Applies the function to the value within the Maybe, returning the result within another Maybe.

Maybe<Integer> maybe = Maybe.maybe(getValue())
                            .map(v -> v * 100);

<R> Maybe<R> flatMap(Function<T,Maybe<R>> f)

Applies the function to the value within the Maybe, resulting in another Maybe, then flattens the resulting Maybe<Maybe<T>> into Maybe<T>.

Maybe<Integer> maybe = Maybe.maybe(getValue())
                            .flatMap(v -> Maybe.maybe(getValueFor(v)));

void match(Consumer<T> just, Runnable nothing)

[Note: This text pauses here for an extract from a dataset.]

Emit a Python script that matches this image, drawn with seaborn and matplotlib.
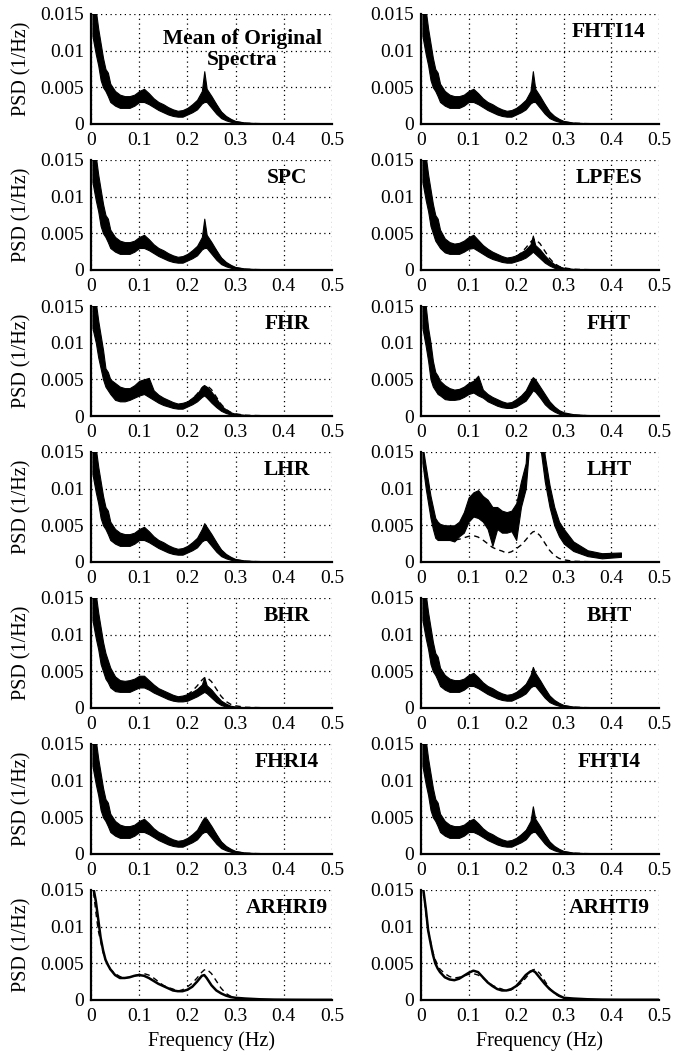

Matches the Maybe, either to just or nothing, and performs either the Consumer, for a Just value, or the Runnable for a Nothing value.

Maybe.maybe(getValue())
     .match(
         just -> workWithValue(just),
           () -> nothingToWorkWith()
     );

<R> R matchValue(Function<T, R> justMatcher, Supplier<R> nothingMatcher)

Matches the Maybe, either Just or Nothing, and performs either the Function, for a Just value, or the Supplier for a Nothing value, returning the result.

String value = Maybe.maybe(getValue())
                    .matchValue(
                                just -> Integer.toString(just),
                                  () -> "nothing"
                    );

T orElse(T otherValue)

A value to use when the Maybe is Nothing.

Integer value = Maybe.maybe(getValue())
                     .orElse(1);

T orElseGet(Supplier<T> otherValueSupplier)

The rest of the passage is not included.